Which basic probability theory formula do I use?

Question

I am trying to do the last question shown in red. I would appreciate a walk through. I can understand that the answer is 1/6 by just using my eyes, but I want to use the formula.

I was given this formula but I would never get it to work:

$\Pr[A \cap B] = \Pr[A|B] \cdot \Pr[B]$

I found this but I don't see how it would give me the correct answer:

$\Pr[A \cap B] = \Pr[A] \cdot \Pr[B]$

If someone walks through step by step I would be eternally grateful. It is possible that all of these formulas are the incorrect ones to use...

Answer 1

Our sample space is the six possible outcomes $\{1, 2, 3, 4, 5, 6\}$ that occur when a six-sided die is thrown.

The event $X = \text{even}$ occurs when the throw results in an even number, which is $\{2, 4, 6\}$.

The event that $Y = c$ occurs when the throw results in a number divisible by $3$, which is $\{3, 6\}$.

Since each possible outcome of a fair die is equally likely, $$\Pr(X = \text{even}) = \frac{|\{2, 4, 6\}|}{|\{1, 2, 3, 4, 5, 6\}|} = \frac{3}{6} = \frac{1}{2}$$ and $$\Pr(Y = c) = \frac{|\{3, 6\}|}{|\{1, 2, 3, 4, 5, 6\}|} = \frac{2}{6} = \frac{1}{3}$$ The event that $X = \text{even}$ and $Y = c$ occurs when a $6$ is obtained. Hence, $$\Pr(X = \text{even} \wedge Y = c) = \frac{|\{6\}|}{|\{1, 2, 3, 4, 5, 6\}|} = \frac{1}{6}$$ The conditional probability that $Y = c$ given that $X = \text{even}$ is $$\Pr(Y = c \mid X = \text{even}) = \frac{\Pr(X = \text{even} \wedge Y = c)}{\Pr(X = \text{even})} = \frac{|\{6\}|}{|\{2, 4, 6\}|} = \frac{1}{3}$$ where we take the event that $X = \text{even}$ as our sample space.

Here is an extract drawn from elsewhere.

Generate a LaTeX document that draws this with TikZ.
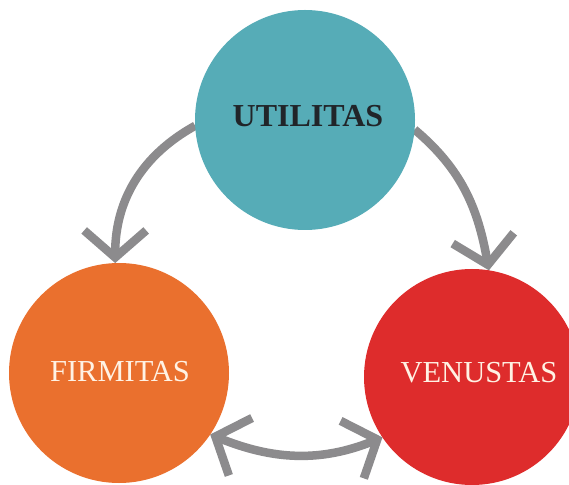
\documentclass[tikz,border=0pt]{standalone}
\usepackage{fontspec}
\setmainfont{Liberation Serif}
\usetikzlibrary{arrows.meta}
\definecolor{utilcolor}{RGB}{86,172,183}
\definecolor{firmcolor}{RGB}{234,112,46}
\definecolor{venucolor}{RGB}{222,44,44}
\definecolor{arrowgray}{RGB}{140,139,141}
\definecolor{darktext}{RGB}{33,37,41}
\definecolor{creamtext}{RGB}{255,242,228}
\tikzset{
  disc/.style={circle, inner sep=0pt, outer sep=0pt, minimum size=#1},
  disctext/.style={inner sep=0pt, font=\fontsize{30.5}{36}\selectfont},
  flow/.style={draw=arrowgray, line width=8.5pt},
  >={Straight Barb[length=27pt,width=62pt,sharp]},
}
\begin{document}
\begin{tikzpicture}[x=1pt,y=1pt]
    \clip (0,0) rectangle (569,484);
    \fill[white] (0,0) rectangle (569,484);

    % Arrows
    \coordinate (u0) at (305,364);
    \coordinate (f0) at (119,111);
    \coordinate (v0) at (472,107);
    \node[disc=220pt] (utilitas) at (u0) {};
    \node[disc=220pt] (firmitas) at (f0) {};
    \node[disc=216pt] (venustas) at (v0) {};
    \draw[flow, ->] (utilitas.183) to[out=209,in=90] (firmitas.92);
    \draw[flow, ->] (utilitas.355) to[out=-40,in=100] (venustas.81);
    \draw[flow, <->] (firmitas.-34) to[out=-22,in=202] (venustas.214);

    % Circles
    \fill[utilcolor] (utilitas) circle (110);
    \fill[firmcolor] (firmitas) circle (110);
    \fill[venucolor] (venustas) circle (108);

    % Text Node
    \node[disctext, text=darktext, font=\fontsize{32}{38}\selectfont\bfseries] (utilitas-text) at ([shift={(3,4)}]utilitas.center) {UTILITAS};
    % Text Node
    \node[disctext, text=creamtext] (firmitas-text) at ([shift={(1,1)}]firmitas.center) {FIRMITAS};
    % Text Node
    \node[disctext, text=creamtext] (venustas-text) at ([shift={(7,4)}]venustas.center) {VENUSTAS};
\end{tikzpicture}
\end{document}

Therefore, we have $$\Pr(X = \text{even} \wedge Y = c) = \Pr(Y = c \mid X = \text{even})\Pr(X = \text{even}) = \frac{1}{3} \cdot \frac{1}{2} = \frac{1}{6}$$

The rule that $\Pr(A \cap B) = \Pr(A \mid B)\Pr(B)$ always applies. The rule $\Pr(A \cap B) = \Pr(A)\Pr(B)$ only applies when events $A$ and $B$ are independent, meaning that the occurrence of one event does not affect the probability the other event will occur. In this case, you can verify that the events $\Pr(X = \text{even})$ and $P(Y = c)$ are independent, but that is not always the case.

Answer 2

I think you are just getting confused by the logical operator. The question is asking for the probability that $X(\omega)=even$, and $Y(\omega)=c$ are true. $X(\omega)=even$ is true for $\omega\in \{2,4,6\}$, and $Y(\omega)=c$ is true when $\omega\in \{3,6\}$. Replace the logical statements with their set counterparts and you replace the logical operator with the set operator. $$Pr(\omega \in \{2,4,6\} \cap \omega\in \{3,6\})=Pr(\omega=\{6\})=\frac{1}{6} $$

The probability of the intersection can be done directly, so the first formula you linked isn't necessary, and the second is only true if $A$ and $B$ are independent.